━━ PROVIDED DATA
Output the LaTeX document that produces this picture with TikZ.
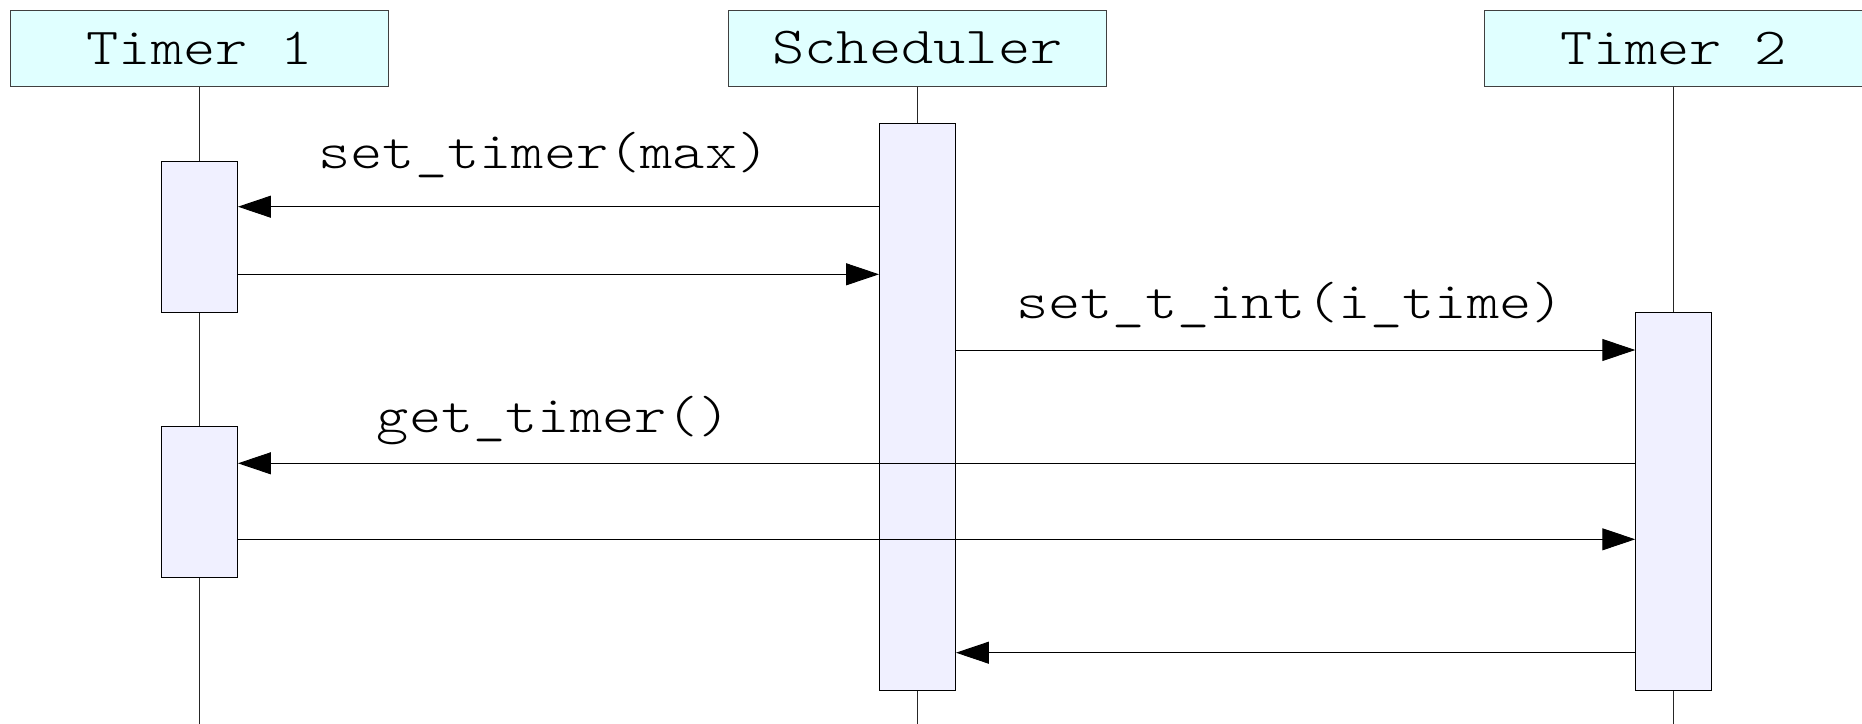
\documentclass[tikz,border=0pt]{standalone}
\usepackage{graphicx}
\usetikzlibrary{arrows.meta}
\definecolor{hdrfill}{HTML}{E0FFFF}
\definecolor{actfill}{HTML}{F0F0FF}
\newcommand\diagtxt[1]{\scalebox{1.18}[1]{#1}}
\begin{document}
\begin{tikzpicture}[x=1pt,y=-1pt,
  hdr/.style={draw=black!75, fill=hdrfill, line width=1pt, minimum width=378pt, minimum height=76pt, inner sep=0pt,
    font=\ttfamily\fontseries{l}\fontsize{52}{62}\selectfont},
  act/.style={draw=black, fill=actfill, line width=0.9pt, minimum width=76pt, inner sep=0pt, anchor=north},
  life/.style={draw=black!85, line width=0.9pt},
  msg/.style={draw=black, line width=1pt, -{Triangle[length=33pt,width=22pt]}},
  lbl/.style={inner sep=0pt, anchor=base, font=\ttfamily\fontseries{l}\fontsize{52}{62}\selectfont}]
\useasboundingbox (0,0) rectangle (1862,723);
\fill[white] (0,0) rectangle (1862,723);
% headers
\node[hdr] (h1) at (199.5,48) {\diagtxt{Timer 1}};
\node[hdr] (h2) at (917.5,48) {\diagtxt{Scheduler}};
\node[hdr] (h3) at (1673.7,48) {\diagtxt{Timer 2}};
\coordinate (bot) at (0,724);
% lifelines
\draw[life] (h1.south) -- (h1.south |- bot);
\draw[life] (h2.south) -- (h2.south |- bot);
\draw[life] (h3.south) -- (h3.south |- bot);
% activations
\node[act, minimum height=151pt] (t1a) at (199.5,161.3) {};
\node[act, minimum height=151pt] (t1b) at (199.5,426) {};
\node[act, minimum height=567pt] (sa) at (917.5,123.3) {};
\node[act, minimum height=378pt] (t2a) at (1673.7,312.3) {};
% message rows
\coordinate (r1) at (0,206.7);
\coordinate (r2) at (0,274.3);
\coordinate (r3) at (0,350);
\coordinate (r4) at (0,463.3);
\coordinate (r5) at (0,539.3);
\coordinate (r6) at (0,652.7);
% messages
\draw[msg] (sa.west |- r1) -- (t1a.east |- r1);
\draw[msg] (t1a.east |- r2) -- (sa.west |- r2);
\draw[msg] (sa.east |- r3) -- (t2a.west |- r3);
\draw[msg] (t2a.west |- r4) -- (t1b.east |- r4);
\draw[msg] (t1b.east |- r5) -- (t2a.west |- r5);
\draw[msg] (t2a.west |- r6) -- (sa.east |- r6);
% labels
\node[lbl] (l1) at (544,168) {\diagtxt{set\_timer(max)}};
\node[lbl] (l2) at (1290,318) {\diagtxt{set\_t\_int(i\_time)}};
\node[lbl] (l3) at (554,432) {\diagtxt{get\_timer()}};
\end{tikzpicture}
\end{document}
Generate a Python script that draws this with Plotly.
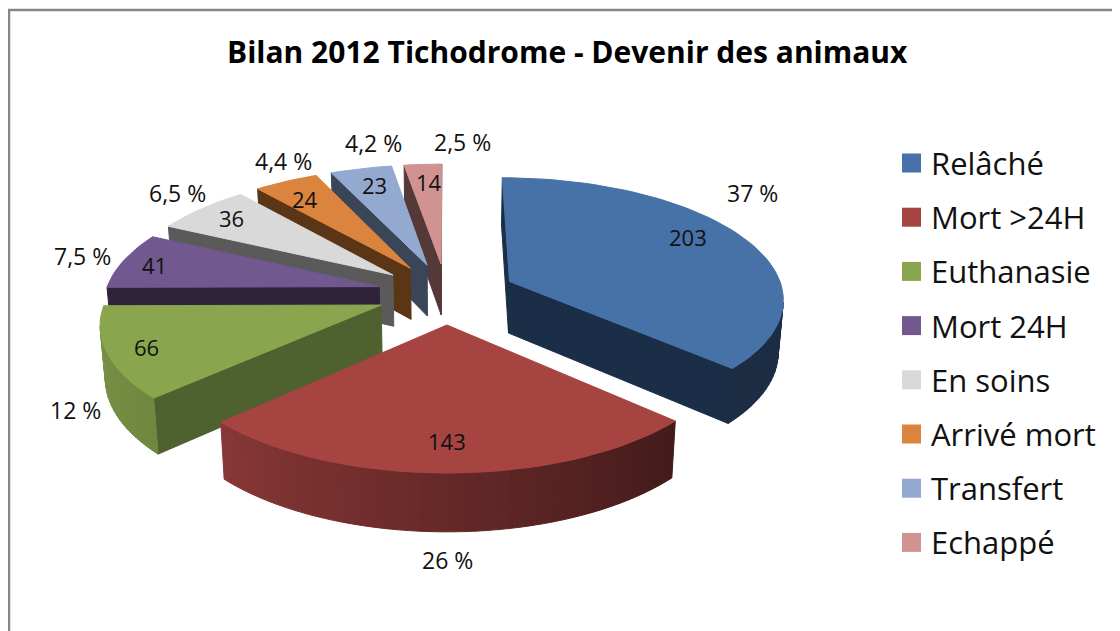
━━━━
Except for the pictures, copy every line of the records above exactly.

Output the LaTeX document that produces this picture with TikZ.
\documentclass[tikz,border=0pt]{standalone}
\usepackage{graphicx}
\usetikzlibrary{arrows.meta}
\definecolor{hdrfill}{HTML}{E0FFFF}
\definecolor{actfill}{HTML}{F0F0FF}
\newcommand\diagtxt[1]{\scalebox{1.18}[1]{#1}}
\begin{document}
\begin{tikzpicture}[x=1pt,y=-1pt,
  hdr/.style={draw=black!75, fill=hdrfill, line width=1pt, minimum width=378pt, minimum height=76pt, inner sep=0pt,
    font=\ttfamily\fontseries{l}\fontsize{52}{62}\selectfont},
  act/.style={draw=black, fill=actfill, line width=0.9pt, minimum width=76pt, inner sep=0pt, anchor=north},
  life/.style={draw=black!85, line width=0.9pt},
  msg/.style={draw=black, line width=1pt, -{Triangle[length=33pt,width=22pt]}},
  lbl/.style={inner sep=0pt, anchor=base, font=\ttfamily\fontseries{l}\fontsize{52}{62}\selectfont}]
\useasboundingbox (0,0) rectangle (1862,723);
\fill[white] (0,0) rectangle (1862,723);
% headers
\node[hdr] (h1) at (199.5,48) {\diagtxt{Timer 1}};
\node[hdr] (h2) at (917.5,48) {\diagtxt{Scheduler}};
\node[hdr] (h3) at (1673.7,48) {\diagtxt{Timer 2}};
\coordinate (bot) at (0,724);
% lifelines
\draw[life] (h1.south) -- (h1.south |- bot);
\draw[life] (h2.south) -- (h2.south |- bot);
\draw[life] (h3.south) -- (h3.south |- bot);
% activations
\node[act, minimum height=151pt] (t1a) at (199.5,161.3) {};
\node[act, minimum height=151pt] (t1b) at (199.5,426) {};
\node[act, minimum height=567pt] (sa) at (917.5,123.3) {};
\node[act, minimum height=378pt] (t2a) at (1673.7,312.3) {};
% message rows
\coordinate (r1) at (0,206.7);
\coordinate (r2) at (0,274.3);
\coordinate (r3) at (0,350);
\coordinate (r4) at (0,463.3);
\coordinate (r5) at (0,539.3);
\coordinate (r6) at (0,652.7);
% messages
\draw[msg] (sa.west |- r1) -- (t1a.east |- r1);
\draw[msg] (t1a.east |- r2) -- (sa.west |- r2);
\draw[msg] (sa.east |- r3) -- (t2a.west |- r3);
\draw[msg] (t2a.west |- r4) -- (t1b.east |- r4);
\draw[msg] (t1b.east |- r5) -- (t2a.west |- r5);
\draw[msg] (t2a.west |- r6) -- (sa.east |- r6);
% labels
\node[lbl] (l1) at (544,168) {\diagtxt{set\_timer(max)}};
\node[lbl] (l2) at (1290,318) {\diagtxt{set\_t\_int(i\_time)}};
\node[lbl] (l3) at (554,432) {\diagtxt{get\_timer()}};
\end{tikzpicture}
\end{document}
Generate a Python script that draws this with Plotly.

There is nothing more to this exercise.